Vaincre le fléau de l’insécurité alimentaire chronique en République Démocratique du Congo requiert la mobilisation de tous les vecteurs stratégiques de la société et de l’économie, incluant un leadership politique fort au niveau supérieur de l’état, et un engagement soutenu du gouvernement. De plus, il est crucial de prendre en compte les recommandations sectorielles suivantes, amplement développées dans le corps du présent rapport :
- Renforcer les mécanismes nationaux et régionaux de réconciliation et de pacification des zones affectées par les conflits à travers un dialogue permanent entre les communautés, la répartition équitable des ressources à travers des programmes sociaux et l’encadrement des jeunes pour un meilleur accès à l’emploi.

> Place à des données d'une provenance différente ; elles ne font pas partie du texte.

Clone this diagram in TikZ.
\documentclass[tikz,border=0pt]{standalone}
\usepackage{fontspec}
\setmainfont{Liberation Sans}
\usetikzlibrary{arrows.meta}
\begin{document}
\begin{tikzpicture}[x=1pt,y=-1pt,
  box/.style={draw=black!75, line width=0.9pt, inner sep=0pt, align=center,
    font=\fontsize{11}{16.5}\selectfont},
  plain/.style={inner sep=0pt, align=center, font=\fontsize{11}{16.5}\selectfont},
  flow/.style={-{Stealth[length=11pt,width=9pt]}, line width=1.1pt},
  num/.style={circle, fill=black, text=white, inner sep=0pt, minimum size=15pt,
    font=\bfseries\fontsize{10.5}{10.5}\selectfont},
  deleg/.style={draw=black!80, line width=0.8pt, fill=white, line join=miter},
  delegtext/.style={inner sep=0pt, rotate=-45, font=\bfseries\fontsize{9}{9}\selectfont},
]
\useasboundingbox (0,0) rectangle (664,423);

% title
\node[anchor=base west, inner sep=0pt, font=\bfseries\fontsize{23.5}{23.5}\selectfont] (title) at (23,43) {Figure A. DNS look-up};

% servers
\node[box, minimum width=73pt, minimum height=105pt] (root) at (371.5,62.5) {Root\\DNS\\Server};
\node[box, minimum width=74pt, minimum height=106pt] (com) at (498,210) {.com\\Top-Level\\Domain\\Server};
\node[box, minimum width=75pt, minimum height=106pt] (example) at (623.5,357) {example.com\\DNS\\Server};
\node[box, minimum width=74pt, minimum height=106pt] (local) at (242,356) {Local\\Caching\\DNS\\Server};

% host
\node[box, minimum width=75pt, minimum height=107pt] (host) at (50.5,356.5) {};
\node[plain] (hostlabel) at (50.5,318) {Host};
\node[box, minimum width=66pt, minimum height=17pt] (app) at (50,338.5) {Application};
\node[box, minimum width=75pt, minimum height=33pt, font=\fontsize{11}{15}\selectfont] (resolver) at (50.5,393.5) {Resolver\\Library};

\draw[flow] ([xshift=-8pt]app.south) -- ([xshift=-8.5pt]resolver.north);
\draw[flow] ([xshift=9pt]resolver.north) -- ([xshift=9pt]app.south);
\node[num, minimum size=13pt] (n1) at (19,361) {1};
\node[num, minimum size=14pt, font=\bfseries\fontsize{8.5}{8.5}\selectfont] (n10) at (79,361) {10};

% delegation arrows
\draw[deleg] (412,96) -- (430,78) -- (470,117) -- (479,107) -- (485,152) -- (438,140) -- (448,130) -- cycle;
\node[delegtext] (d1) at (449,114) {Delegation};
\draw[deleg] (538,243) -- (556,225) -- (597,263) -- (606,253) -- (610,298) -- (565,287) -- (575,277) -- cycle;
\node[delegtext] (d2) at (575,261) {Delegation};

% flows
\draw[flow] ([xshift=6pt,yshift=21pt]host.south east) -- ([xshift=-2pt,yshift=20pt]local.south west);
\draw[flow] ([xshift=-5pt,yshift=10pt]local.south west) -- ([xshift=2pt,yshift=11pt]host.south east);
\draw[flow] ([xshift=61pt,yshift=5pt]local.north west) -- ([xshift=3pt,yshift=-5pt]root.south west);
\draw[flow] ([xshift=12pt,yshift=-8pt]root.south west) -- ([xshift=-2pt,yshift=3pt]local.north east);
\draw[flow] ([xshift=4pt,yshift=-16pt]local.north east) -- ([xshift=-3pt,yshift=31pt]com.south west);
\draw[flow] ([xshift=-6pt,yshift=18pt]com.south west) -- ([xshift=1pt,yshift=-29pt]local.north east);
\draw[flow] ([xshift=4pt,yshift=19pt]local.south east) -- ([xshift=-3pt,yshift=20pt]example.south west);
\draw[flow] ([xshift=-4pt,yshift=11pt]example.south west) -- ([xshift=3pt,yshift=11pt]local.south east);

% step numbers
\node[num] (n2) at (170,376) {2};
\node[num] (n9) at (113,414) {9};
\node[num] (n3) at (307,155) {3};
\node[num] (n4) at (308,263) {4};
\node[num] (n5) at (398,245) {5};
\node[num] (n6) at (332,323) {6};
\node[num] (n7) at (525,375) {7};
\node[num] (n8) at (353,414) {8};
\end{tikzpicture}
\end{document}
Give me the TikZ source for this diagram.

- Intensifier la transparence dans l’utilisation des ressources publiques, le renforcement de l’état de droit, du système judiciaire et l’application de la loi, y compris lutter contre toutes formes d’impunités.
- Accroître les ressources allouées aux infrastructures socioéconomiques en vue d’améliorer la fonctionnalité des marchés et maintenir les réseaux de transport aérien, terrestre, maritime et fluvial pour faciliter les échanges économiques et l’intégration nationale et régionale, tout en garantissant l’accès à l’énergie et à l’eau potable.
- Renforcer les programmes gouvernementaux de relèvement du secteur agricole afin d’améliorer la production et la productivité des aliments de base (selon les zones agroécologiques du pays) et garantir aux ménages une consommation d’aliments riches en nutriments.
- Mettre en place des mesures favorables aux investissements privés dans le secteur agriculture, pêche et élevage.
- Encourager le regroupement et la structuration des opérateurs économiques locaux pour faciliter l’accès aux crédits à travers des initiatives sociales et de solidarité servant de garantie auprès des institutions de microfinances et des banques.
- Renforcer la mise en place des filets de protection sociale formels, notamment des programmes sociaux de transferts monétaires dans les zones où sévit une pauvreté monétaire persistance et chronique.
L’insécurité alimentaire chronique en RDC ne peut être résolue que par une approche holistique et une mobilisation à grande échelle. Les recommandations du rapport soulignent l’urgence d’une action coordonnée et soutenue, impliquant non seulement le gouvernement et ses partenaires nationaux et internationaux, mais aussi la société civile et le secteur privé. Il est impératif que les autorités de Kinshasa répondent promptement à ces recommandations pour garantir un avenir plus sûr et plus prospère pour tous les Congolais.